500 000 dollars de chantage contre une championne olympique turque
Dans ce rapport, les experts indépendants de la commission d’enquête de l’AMA reprennent en partie les allégations de dopage et de corruption à grande échelle au cœur de l’athlétisme russe diffusées par le journaliste allemand Hans-Joachim Seppelt, en les confirmant.
Mais les enquêteurs vont plus loin, décrivant un système de corruption ordonné directement par les plus hauts dirigeants de la Fédération internationale d’athlétisme, basée à Monaco. Un réseau quasi mafieux, contrôlé par la “famille Diack”, associée à Gabriel Dollé, ancien responsable de l’antidopage à l’IAAF, à l’ex-président de la Fédération russe d’athlétisme et ex-trésorier de l’IAAF Valentin Balakhnichev, et à l’un des coachs des athlètes russes, Alexey Melnikov.

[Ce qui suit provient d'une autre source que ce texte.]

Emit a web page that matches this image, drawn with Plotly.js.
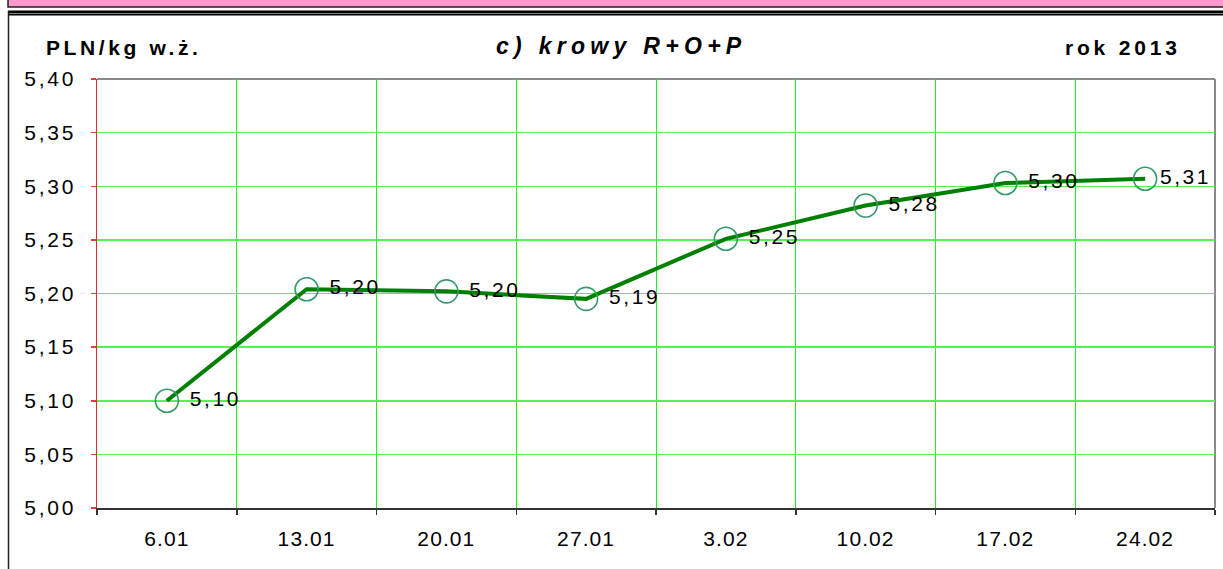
<!DOCTYPE html>
<html>
<head>
<meta charset="utf-8">
<script src="https://cdn.plot.ly/plotly-3.0.1.min.js"></script>
<style>
html,body{margin:0;padding:0;background:#fff;}
#chart{width:1223px;height:569px;}
#chart g.annotation[data-index="0"] text{letter-spacing:3.6px;}
#chart g.annotation[data-index="1"] text{letter-spacing:5.3px;}
#chart g.annotation[data-index="2"] text{letter-spacing:3.8px;}
#chart g.ytick text{letter-spacing:2.8px;}
#chart g.xtick text{letter-spacing:1.1px;}
#chart g.textpoint text{letter-spacing:2.6px;}
</style>
</head>
<body>
<div id="chart"></div>
<script>
// ---- data ----
const categories = ["6.01", "13.01", "20.01", "27.01", "3.02", "10.02", "17.02", "24.02"];
const prices = [5.10, 5.204, 5.202, 5.195, 5.251, 5.282, 5.303, 5.307];
const priceLabels = ["5,10", "5,20", "5,20", "5,19", "5,25", "5,28", "5,30", "5,31"];
const yTickValues = [5.00, 5.05, 5.10, 5.15, 5.20, 5.25, 5.30, 5.35, 5.40];
const unitLabel = "PLN/kg w.ż.";
const chartTitle = "c) krowy R+O+P";
const yearLabel = "rok 2013";

// ---- layout helpers (pixel -> paper) ----
const W = 1223, H = 569;
const M = {l: 97, r: 8, t: 79, b: 61};
const PW = W - M.l - M.r, PH = H - M.t - M.b;
const px = x => (x - M.l) / PW;
const py = y => (H - M.b - y) / PH;

const FONT = "Liberation Sans, Arial, sans-serif";

const lineTrace = {
  type: "scatter",
  mode: "lines+markers",
  x: categories,
  y: prices,
  line: {color: "#008000", width: 4},
  marker: {symbol: "circle-open", size: 23, color: "#339966", line: {width: 1.6, color: "#339966"}},
  cliponaxis: false,
  hoverinfo: "x+y"
};

// labels: transparent wide markers so the text sits a little further from each point
// (the last label sits closer to its point, as in the original, to stay inside the frame)
const labelTrace = {
  type: "scatter",
  mode: "markers+text",
  x: categories,
  y: prices,
  text: priceLabels,
  textposition: "middle right",
  textfont: {family: FONT, size: 21, color: "#000"},
  marker: {size: categories.map((c, i) => i === categories.length - 1 ? 22 : 35),
           color: "rgba(0,0,0,0)", line: {width: 0}},
  cliponaxis: false,
  hoverinfo: "skip"
};

const layout = {
  width: W, height: H,
  margin: M,
  paper_bgcolor: "#fff",
  plot_bgcolor: "#fff",
  showlegend: false,
  separators: ", ",
  font: {family: FONT, color: "#000"},
  xaxis: {
    type: "category",
    tickson: "boundaries",
    ticks: "outside", ticklen: 5, tickcolor: "#333", tickwidth: 1.5,
    ticklabelstandoff: 11,
    showgrid: true, gridcolor: "#22ee22", gridwidth: 1,
    showline: true, linecolor: "#333", linewidth: 2,
    tickfont: {family: FONT, size: 21, color: "#000"},
    range: [-0.5, 7.5],
    zeroline: false,
    fixedrange: true
  },
  yaxis: {
    range: [5.0, 5.4],
    tickvals: yTickValues,
    tickformat: ".2f",
    ticks: "outside", ticklen: 5, tickcolor: "#e04040", tickwidth: 1.5,
    ticklabelstandoff: 10,
    showgrid: true, gridcolor: "#55f055", gridwidth: 1.5,
    showline: true, linecolor: "#d83030", linewidth: 1.5,
    tickfont: {family: FONT, size: 21, color: "#000"},
    zeroline: false,
    fixedrange: true
  },
  annotations: [
    {text: "<b>" + unitLabel + "</b>", xref: "paper", yref: "paper", x: px(44), y: py(48),
     xanchor: "left", yanchor: "middle", align: "left", showarrow: false,
     font: {family: FONT, size: 21, color: "#000"}},
    {text: "<b><i>" + chartTitle + "</i></b>", xref: "paper", yref: "paper", x: px(621), y: py(46),
     xanchor: "center", yanchor: "middle", align: "center", showarrow: false,
     font: {family: FONT, size: 23, color: "#000"}},
    {text: "<b>" + yearLabel + "</b>", xref: "paper", yref: "paper", x: px(1063), y: py(48),
     xanchor: "left", yanchor: "middle", align: "left", showarrow: false,
     font: {family: FONT, size: 21, color: "#000"}}
  ],
  shapes: [
    // pink header bar
    {type: "rect", xref: "paper", yref: "paper", x0: px(8), x1: px(1230), y0: py(7), y1: py(-5),
     fillcolor: "#ff99cc", line: {color: "#222", width: 1.5}, layer: "above"},
    // black double rule
    {type: "line", xref: "paper", yref: "paper", x0: px(8), x1: px(1230), y0: py(12), y1: py(12),
     line: {color: "#000", width: 3}},
    {type: "line", xref: "paper", yref: "paper", x0: px(8), x1: px(1230), y0: py(14.8), y1: py(14.8),
     line: {color: "#000", width: 1.5}},
    // frame left border
    {type: "line", xref: "paper", yref: "paper", x0: px(8.5), x1: px(8.5), y0: py(11), y1: py(575),
     line: {color: "#222", width: 1.5}},
    // plot area top and right border
    {type: "line", xref: "paper", yref: "paper", x0: 0, x1: 1, y0: 1, y1: 1,
     line: {color: "#8a8a8a", width: 2}, layer: "below"},
    {type: "line", xref: "paper", yref: "paper", x0: 1, x1: 1, y0: 0, y1: 1,
     line: {color: "#8a8a8a", width: 2}, layer: "below"}
  ]
};

Plotly.newPlot("chart", [lineTrace, labelTrace], layout, {displayModeBar: false, staticPlot: true});
</script>
</body>
</html>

Le réseau de corruption s’amorce en 2011, quand les deux fils du président de l’IAAF, Papa Massate Diack, alors conseiller marketing de la fédération, aidé de son frère Khalil et de l’avocat sénégalais Habib Cissé, conseiller juridique auprès du président, vont récupérer la liste des suspectés de dopage de l’IAAF et la transmettre à la Fédération russe d’athlétisme. Les dirigeants de l’ARAF vont alors communiquer aux athlètes russes suspectés leur présence sur la liste, et leur risque de suspension pour les Jeux olympiques de Londres en 2012. Va alors s’engager un dangereux jeu de chantage entre la Fédération et les athlètes, les patrons monnayant leur silence et promettant de couvrir auprès de l’IAAF les anomalies sur les passeports biologiques, en échange de plusieurs centaines de milliers d’euros.
Ainsi, le cas de la marathonienne Liliya Shobukhova, déjà dévoilé dans le documentaire de la chaîne allemande ARD. L’athlète russe versera en trois fois et en cash 569 000 dollars, entre janvier 2012 et juillet 2012, à l’entraîneur Alexey Melnikov, qui servira d’intermédiaire avec les sportifs.

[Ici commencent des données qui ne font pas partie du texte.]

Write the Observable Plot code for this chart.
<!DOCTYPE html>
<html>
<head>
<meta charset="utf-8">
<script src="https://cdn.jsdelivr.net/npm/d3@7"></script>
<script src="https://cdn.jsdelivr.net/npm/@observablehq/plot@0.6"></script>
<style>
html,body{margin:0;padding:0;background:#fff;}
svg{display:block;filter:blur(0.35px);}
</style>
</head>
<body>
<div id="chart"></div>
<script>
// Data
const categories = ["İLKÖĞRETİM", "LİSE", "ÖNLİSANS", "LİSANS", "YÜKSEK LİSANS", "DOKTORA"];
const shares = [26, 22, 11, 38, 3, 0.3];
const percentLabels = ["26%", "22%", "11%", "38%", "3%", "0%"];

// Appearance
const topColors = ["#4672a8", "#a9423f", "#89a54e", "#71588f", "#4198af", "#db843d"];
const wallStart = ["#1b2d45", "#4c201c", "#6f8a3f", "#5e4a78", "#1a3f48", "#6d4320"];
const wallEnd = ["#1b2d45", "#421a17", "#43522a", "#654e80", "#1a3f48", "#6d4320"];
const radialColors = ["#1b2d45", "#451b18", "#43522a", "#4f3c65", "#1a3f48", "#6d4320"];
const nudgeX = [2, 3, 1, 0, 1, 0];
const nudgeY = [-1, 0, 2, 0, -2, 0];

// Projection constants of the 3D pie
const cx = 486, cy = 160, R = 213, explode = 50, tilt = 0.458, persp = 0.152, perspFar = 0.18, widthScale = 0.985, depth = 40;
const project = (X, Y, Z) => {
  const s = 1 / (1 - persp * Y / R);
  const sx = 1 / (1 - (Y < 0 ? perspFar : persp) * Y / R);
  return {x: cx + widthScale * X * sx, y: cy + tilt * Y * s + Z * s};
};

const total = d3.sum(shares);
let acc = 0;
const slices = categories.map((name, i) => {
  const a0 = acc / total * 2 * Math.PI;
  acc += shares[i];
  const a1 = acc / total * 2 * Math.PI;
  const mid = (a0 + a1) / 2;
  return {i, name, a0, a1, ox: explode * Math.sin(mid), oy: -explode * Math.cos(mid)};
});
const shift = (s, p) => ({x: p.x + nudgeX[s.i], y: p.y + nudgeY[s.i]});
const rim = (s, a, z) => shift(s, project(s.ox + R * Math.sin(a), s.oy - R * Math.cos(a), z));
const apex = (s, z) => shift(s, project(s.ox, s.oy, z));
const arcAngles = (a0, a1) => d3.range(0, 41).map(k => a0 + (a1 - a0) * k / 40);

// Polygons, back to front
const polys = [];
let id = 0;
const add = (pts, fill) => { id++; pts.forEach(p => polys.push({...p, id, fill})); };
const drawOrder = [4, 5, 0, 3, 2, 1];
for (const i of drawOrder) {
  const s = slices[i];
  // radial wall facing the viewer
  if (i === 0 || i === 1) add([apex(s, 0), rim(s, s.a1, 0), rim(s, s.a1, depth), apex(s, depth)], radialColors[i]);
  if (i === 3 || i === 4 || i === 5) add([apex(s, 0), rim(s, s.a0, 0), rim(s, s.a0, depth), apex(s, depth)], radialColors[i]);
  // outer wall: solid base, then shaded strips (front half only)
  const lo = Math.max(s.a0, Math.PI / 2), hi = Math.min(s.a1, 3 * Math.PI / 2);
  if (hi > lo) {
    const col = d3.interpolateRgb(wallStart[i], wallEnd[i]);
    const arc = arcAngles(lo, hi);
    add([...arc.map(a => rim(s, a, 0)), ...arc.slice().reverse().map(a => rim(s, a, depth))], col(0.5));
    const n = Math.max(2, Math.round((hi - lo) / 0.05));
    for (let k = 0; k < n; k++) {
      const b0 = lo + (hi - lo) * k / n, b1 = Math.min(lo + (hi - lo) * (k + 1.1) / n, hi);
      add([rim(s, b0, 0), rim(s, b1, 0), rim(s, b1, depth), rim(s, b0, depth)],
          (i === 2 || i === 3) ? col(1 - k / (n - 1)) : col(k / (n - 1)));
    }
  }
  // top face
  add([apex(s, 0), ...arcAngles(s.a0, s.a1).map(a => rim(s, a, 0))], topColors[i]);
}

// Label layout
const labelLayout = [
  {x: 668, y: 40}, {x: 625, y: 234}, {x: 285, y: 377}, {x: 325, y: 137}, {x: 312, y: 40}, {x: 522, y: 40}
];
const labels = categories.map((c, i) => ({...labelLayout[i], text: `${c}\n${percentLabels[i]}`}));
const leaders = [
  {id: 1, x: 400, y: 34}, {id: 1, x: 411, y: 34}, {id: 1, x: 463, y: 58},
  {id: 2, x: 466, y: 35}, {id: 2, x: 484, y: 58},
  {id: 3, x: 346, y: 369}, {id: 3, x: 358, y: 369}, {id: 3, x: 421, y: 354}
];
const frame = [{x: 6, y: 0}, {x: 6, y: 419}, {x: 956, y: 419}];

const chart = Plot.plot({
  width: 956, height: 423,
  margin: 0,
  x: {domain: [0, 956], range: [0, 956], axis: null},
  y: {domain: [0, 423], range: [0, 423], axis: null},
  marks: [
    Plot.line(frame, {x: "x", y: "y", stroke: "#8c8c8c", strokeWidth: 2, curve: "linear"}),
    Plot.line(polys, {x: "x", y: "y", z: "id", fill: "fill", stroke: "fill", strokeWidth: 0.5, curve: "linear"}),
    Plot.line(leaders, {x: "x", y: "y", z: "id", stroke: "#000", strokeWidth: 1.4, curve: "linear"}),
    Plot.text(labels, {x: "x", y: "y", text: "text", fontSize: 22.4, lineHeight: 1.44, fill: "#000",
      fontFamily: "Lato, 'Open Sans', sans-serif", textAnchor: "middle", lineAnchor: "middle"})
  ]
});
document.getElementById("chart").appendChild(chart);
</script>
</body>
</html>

Au cours de leurs entretiens, les enquêteurs engagés par l’AMA ont découvert un nouveau cas, jamais médiatisé, non russe. La championne olympique du 1 500 mètres à Londres, la Turque Asli Alptekin, aurait également été la victime d’un chantage orchestré par la famille Diack. Les deux fils de l’ancien patron de la Fédération internationale d’athlétisme lui auraient demandé 500 000 dollars en novembre 2012. Refusant le chantage, l’athlète a finalement écopé de huit ans de suspension pour dopage en juillet 2015, abandonnant pour l’occasion sa médaille d’or olympique de 2012.
La “famille Diack”
L’argent de la corruption, transitant d’officiels installés à Monaco ou à Moscou, ira jusqu’à Singapour, où une entreprise nommée Black Tidings servira de société-écran pour les transferts d’argent. Cette compagnie appartiendrait à un associé de Papa Massata Diack et aurait servi à rembourser la marathonienne Liliya Shobukhova, qui menaçait soudainement de tout dévoiler.

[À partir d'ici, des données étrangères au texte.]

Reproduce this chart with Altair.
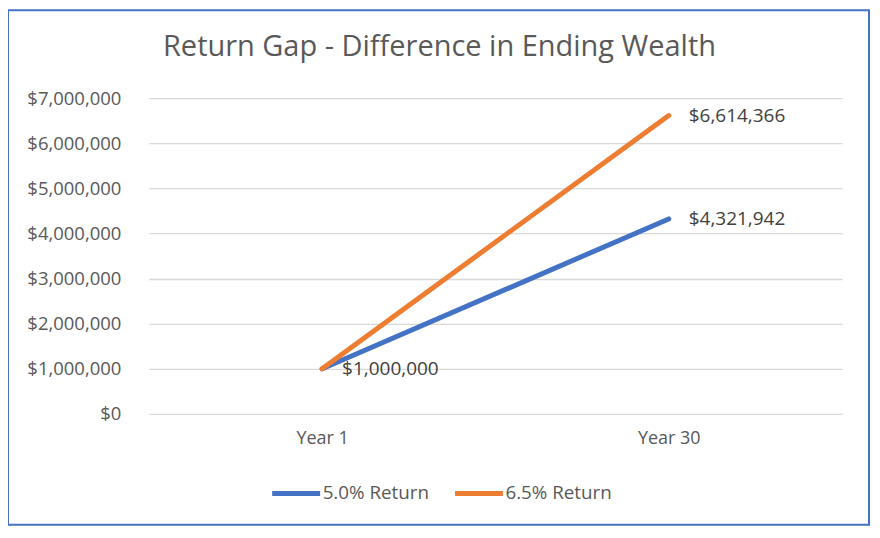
import altair as alt
import pandas as pd

title_text = "Return Gap - Difference in Ending Wealth"
years = ["Year 1", "Year 30"]
series = ["5.0% Return", "6.5% Return"]
r50 = [1000000, 4321942]
r65 = [1000000, 6614366]
colors = ["#4472C4", "#ED7D31"]
y_ticks = [0, 1000000, 2000000, 3000000, 4000000, 5000000, 6000000, 7000000]

rows = []
for i, y in enumerate(years):
    rows.append({"year": y, "series": series[0], "value": r50[i], "show": True})
    rows.append({"year": y, "series": series[1], "value": r65[i], "show": i > 0})
df = pd.DataFrame(rows)

FONT = "Open Sans"

x_enc = alt.X("year:N", sort=years, title=None,
              scale=alt.Scale(type="point", padding=0.5),
              axis=alt.Axis(labelFontSize=18, labelColor="#595959", labelFont=FONT,
                            ticks=False, domain=False, grid=False, labelPadding=16,
                            labelAngle=0))
y_enc = alt.Y("value:Q", title=None,
              scale=alt.Scale(domain=[0, 7000000], nice=False),
              axis=alt.Axis(values=y_ticks, format="$,.0f", labelFontSize=18.5,
                            labelColor="#595959", labelFont=FONT, ticks=False,
                            domain=False, labelPadding=28, gridColor="#D9D9D9",
                            gridWidth=1.3))

lines = alt.Chart(df).mark_line(strokeWidth=5, strokeCap="round", strokeJoin="round").encode(
    x=x_enc, y=y_enc,
    color=alt.Color("series:N", scale=alt.Scale(domain=series, range=colors),
                    legend=alt.Legend(title=None, orient="none", direction="horizontal",
                                      legendX=121, legendY=369, symbolType="stroke",
                                      symbolSize=2304, symbolStrokeWidth=5,
                                      labelFontSize=18.8, labelFont=FONT,
                                      labelColor="#595959", labelOffset=0,
                                      columnPadding=15, padding=0)),
)

labels = alt.Chart(df).transform_filter("datum.show").transform_calculate(
    label="format(datum.value, '$,.0f')"
).mark_text(align="left", baseline="middle", dx=20, fontSize=19, font=FONT,
            color="#404040").encode(
    x=alt.X("year:N", sort=years, scale=alt.Scale(type="point", padding=0.5)),
    y=alt.Y("value:Q"),
    text="label:N",
)

title = alt.Chart(pd.DataFrame({"t": [title_text]})).mark_text(
    align="center", baseline="alphabetic", fontSize=29, font=FONT, color="#595959"
).encode(x=alt.value(291), y=alt.value(-42), text="t:N")

border = alt.Chart(pd.DataFrame({"k": [0]})).mark_rect(
    filled=False, stroke="#4472C4", strokeWidth=2
).encode(x=alt.value(-141), x2=alt.value(721), y=alt.value(-88), y2=alt.value(427))

chart = alt.layer(lines, labels, title, border).properties(
    width=694, height=316,
    background="white",
    autosize=alt.AutoSizeParams(type="none"),
    padding={"left": 141, "top": 90, "right": 30, "bottom": 115},
).configure_view(stroke="transparent", strokeWidth=0)

chart.save("out.html", embed_options={"renderer": "svg", "actions": False})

Lamine Diack, le puissant patron sénégalais de la fédération, sera alerté à de multiples reprises. Car, selon les premiers éléments du rapport provisoire, si les dirigeants seraient corrompus, les employés auraient fait leur travail en alertant leur hiérarchie. Ainsi, pour les enquêteurs indépendants de l’AMA, la conclusion est limpide. Compte tenu des signaux et du fait que deux de ses conseillers les plus proches, dont son propre fils, sont soupçonnés d’être à la tête du réseau de corruption, le dirigeant sénégalais pouvait difficilement ne pas savoir.
En 2011, déjà, alors qu’il était accusé de conflits d’intérêts par le Comité international olympique (CIO), après avoir reçu de l’argent de droits télé pour rénover sa maison, l’ancien maire de Dakar avait déclaré “avoir ri” au procès quand il avait appris l’ouverture d’une enquête contre lui. À 82 ans, Lamine Diack, le “Sepp Blatter africain”, a finalement été rattrapé par la justice et un certain juge Van Ruymbeke, peu connu pour badiner avec la corruption.